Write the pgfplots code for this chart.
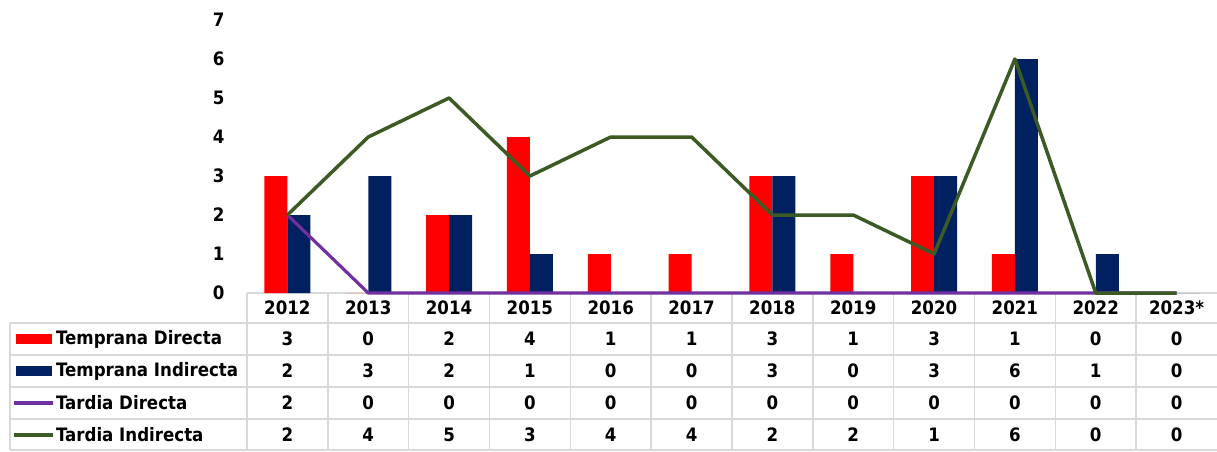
\documentclass[border=0pt]{standalone}
\usepackage{pgfplots}
\pgfplotsset{compat=1.18}
\usepackage{fontspec}
\setmainfont{DejaVu Sans Condensed}
\definecolor{cRed}{HTML}{FF0000}
\definecolor{cNavy}{HTML}{002060}
\definecolor{cPurple}{HTML}{7030A0}
\definecolor{cGreen}{HTML}{3B5A24}
\definecolor{cGrid}{HTML}{D9D9D9}
\newcommand{\tf}{\fontsize{18.5}{22}\selectfont\bfseries}
\begin{document}
\begin{tikzpicture}[x=1pt,y=1pt]
\path[use as bounding box] (0,0) rectangle (1217,451);
% table grid
\begin{scope}[draw=cGrid, line width=1.5pt]
\draw (247,158) -- (1217,158);
\foreach \y in {128,96,64,32,1} \draw (10,\y) -- (1217,\y);
\draw (10,128) -- (10,1);
\foreach \k in {0,...,11} \draw ({247+80.83*\k},158) -- ({247+80.83*\k},1);
\end{scope}
\begin{axis}[
  at={(247pt,158pt)}, anchor=south west,
  scale only axis, width=970pt, height=273pt,
  xmin=-0.5, xmax=11.5, ymin=0, ymax=7,
  axis line style={draw=none},
  xtick=\empty, ytick={0,1,...,7},
  major tick length=0pt,
  y tick label style={font=\tf, xshift=-19pt},
  /pgf/number format/assume math mode=true,
  clip=false,
]
\addplot[ybar, bar width=23pt, bar shift=-11.5pt, fill=cRed, draw=none]
  coordinates {(0,3)(1,0)(2,2)(3,4)(4,1)(5,1)(6,3)(7,1)(8,3)(9,1)(10,0)(11,0)};
\addplot[ybar, bar width=23pt, bar shift=11.5pt, fill=cNavy, draw=none]
  coordinates {(0,2)(1,3)(2,2)(3,1)(4,0)(5,0)(6,3)(7,0)(8,3)(9,6)(10,1)(11,0)};
\addplot[cPurple, line width=3.2pt, line join=round]
  coordinates {(0,2)(1,0)(2,0)(3,0)(4,0)(5,0)(6,0)(7,0)(8,0)(9,0)(10,0)(11,0)};
\addplot[cGreen, line width=3.5pt, line join=round]
  coordinates {(0,2)(1,4)(2,5)(3,3)(4,4)(5,4)(6,2)(7,2)(8,1)(9,6)(10,0)(11,0)};
\end{axis}
% header
\foreach \t [count=\i from 0] in {2012,2013,2014,2015,2016,2017,2018,2019,2020,2021,2022,2023*}
  \node[font=\tf] at ({287.4+80.83*\i},143) {\t};
% row labels with keys
\fill[cRed] (16,107) rectangle (52,117);
\fill[cNavy] (16,75) rectangle (52,85);
\draw[cPurple, line width=3.2pt] (14,48) -- (53,48);
\draw[cGreen, line width=3.5pt] (14,16) -- (53,16);
\node[font=\tf, anchor=west, inner sep=0pt] at (56,112) {Temprana Directa};
\node[font=\tf, anchor=west, inner sep=0pt] at (56,80) {Temprana Indirecta};
\node[font=\tf, anchor=west, inner sep=0pt] at (56,48) {Tardia Directa};
\node[font=\tf, anchor=west, inner sep=0pt] at (56,16) {Tardia Indirecta};
% values
\foreach \v [count=\i from 0] in {3,0,2,4,1,1,3,1,3,1,0,0}
  \node[font=\tf] at ({287.4+80.83*\i},112) {\v};
\foreach \v [count=\i from 0] in {2,3,2,1,0,0,3,0,3,6,1,0}
  \node[font=\tf] at ({287.4+80.83*\i},80) {\v};
\foreach \v [count=\i from 0] in {2,0,0,0,0,0,0,0,0,0,0,0}
  \node[font=\tf] at ({287.4+80.83*\i},48) {\v};
\foreach \v [count=\i from 0] in {2,4,5,3,4,4,2,2,1,6,0,0}
  \node[font=\tf] at ({287.4+80.83*\i},16) {\v};
\end{tikzpicture}
\end{document}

•••••

_REQUIREMENT_
Images should not appear in the copy; retype the listing above exactly.

_RESULT OF THIS TASK_
Write the pgfplots code for this chart.
\documentclass[border=0pt]{standalone}
\usepackage{pgfplots}
\pgfplotsset{compat=1.18}
\usepackage{fontspec}
\setmainfont{DejaVu Sans Condensed}
\definecolor{cRed}{HTML}{FF0000}
\definecolor{cNavy}{HTML}{002060}
\definecolor{cPurple}{HTML}{7030A0}
\definecolor{cGreen}{HTML}{3B5A24}
\definecolor{cGrid}{HTML}{D9D9D9}
\newcommand{\tf}{\fontsize{18.5}{22}\selectfont\bfseries}
\begin{document}
\begin{tikzpicture}[x=1pt,y=1pt]
\path[use as bounding box] (0,0) rectangle (1217,451);
% table grid
\begin{scope}[draw=cGrid, line width=1.5pt]
\draw (247,158) -- (1217,158);
\foreach \y in {128,96,64,32,1} \draw (10,\y) -- (1217,\y);
\draw (10,128) -- (10,1);
\foreach \k in {0,...,11} \draw ({247+80.83*\k},158) -- ({247+80.83*\k},1);
\end{scope}
\begin{axis}[
  at={(247pt,158pt)}, anchor=south west,
  scale only axis, width=970pt, height=273pt,
  xmin=-0.5, xmax=11.5, ymin=0, ymax=7,
  axis line style={draw=none},
  xtick=\empty, ytick={0,1,...,7},
  major tick length=0pt,
  y tick label style={font=\tf, xshift=-19pt},
  /pgf/number format/assume math mode=true,
  clip=false,
]
\addplot[ybar, bar width=23pt, bar shift=-11.5pt, fill=cRed, draw=none]
  coordinates {(0,3)(1,0)(2,2)(3,4)(4,1)(5,1)(6,3)(7,1)(8,3)(9,1)(10,0)(11,0)};
\addplot[ybar, bar width=23pt, bar shift=11.5pt, fill=cNavy, draw=none]
  coordinates {(0,2)(1,3)(2,2)(3,1)(4,0)(5,0)(6,3)(7,0)(8,3)(9,6)(10,1)(11,0)};
\addplot[cPurple, line width=3.2pt, line join=round]
  coordinates {(0,2)(1,0)(2,0)(3,0)(4,0)(5,0)(6,0)(7,0)(8,0)(9,0)(10,0)(11,0)};
\addplot[cGreen, line width=3.5pt, line join=round]
  coordinates {(0,2)(1,4)(2,5)(3,3)(4,4)(5,4)(6,2)(7,2)(8,1)(9,6)(10,0)(11,0)};
\end{axis}
% header
\foreach \t [count=\i from 0] in {2012,2013,2014,2015,2016,2017,2018,2019,2020,2021,2022,2023*}
  \node[font=\tf] at ({287.4+80.83*\i},143) {\t};
% row labels with keys
\fill[cRed] (16,107) rectangle (52,117);
\fill[cNavy] (16,75) rectangle (52,85);
\draw[cPurple, line width=3.2pt] (14,48) -- (53,48);
\draw[cGreen, line width=3.5pt] (14,16) -- (53,16);
\node[font=\tf, anchor=west, inner sep=0pt] at (56,112) {Temprana Directa};
\node[font=\tf, anchor=west, inner sep=0pt] at (56,80) {Temprana Indirecta};
\node[font=\tf, anchor=west, inner sep=0pt] at (56,48) {Tardia Directa};
\node[font=\tf, anchor=west, inner sep=0pt] at (56,16) {Tardia Indirecta};
% values
\foreach \v [count=\i from 0] in {3,0,2,4,1,1,3,1,3,1,0,0}
  \node[font=\tf] at ({287.4+80.83*\i},112) {\v};
\foreach \v [count=\i from 0] in {2,3,2,1,0,0,3,0,3,6,1,0}
  \node[font=\tf] at ({287.4+80.83*\i},80) {\v};
\foreach \v [count=\i from 0] in {2,0,0,0,0,0,0,0,0,0,0,0}
  \node[font=\tf] at ({287.4+80.83*\i},48) {\v};
\foreach \v [count=\i from 0] in {2,4,5,3,4,4,2,2,1,6,0,0}
  \node[font=\tf] at ({287.4+80.83*\i},16) {\v};
\end{tikzpicture}
\end{document}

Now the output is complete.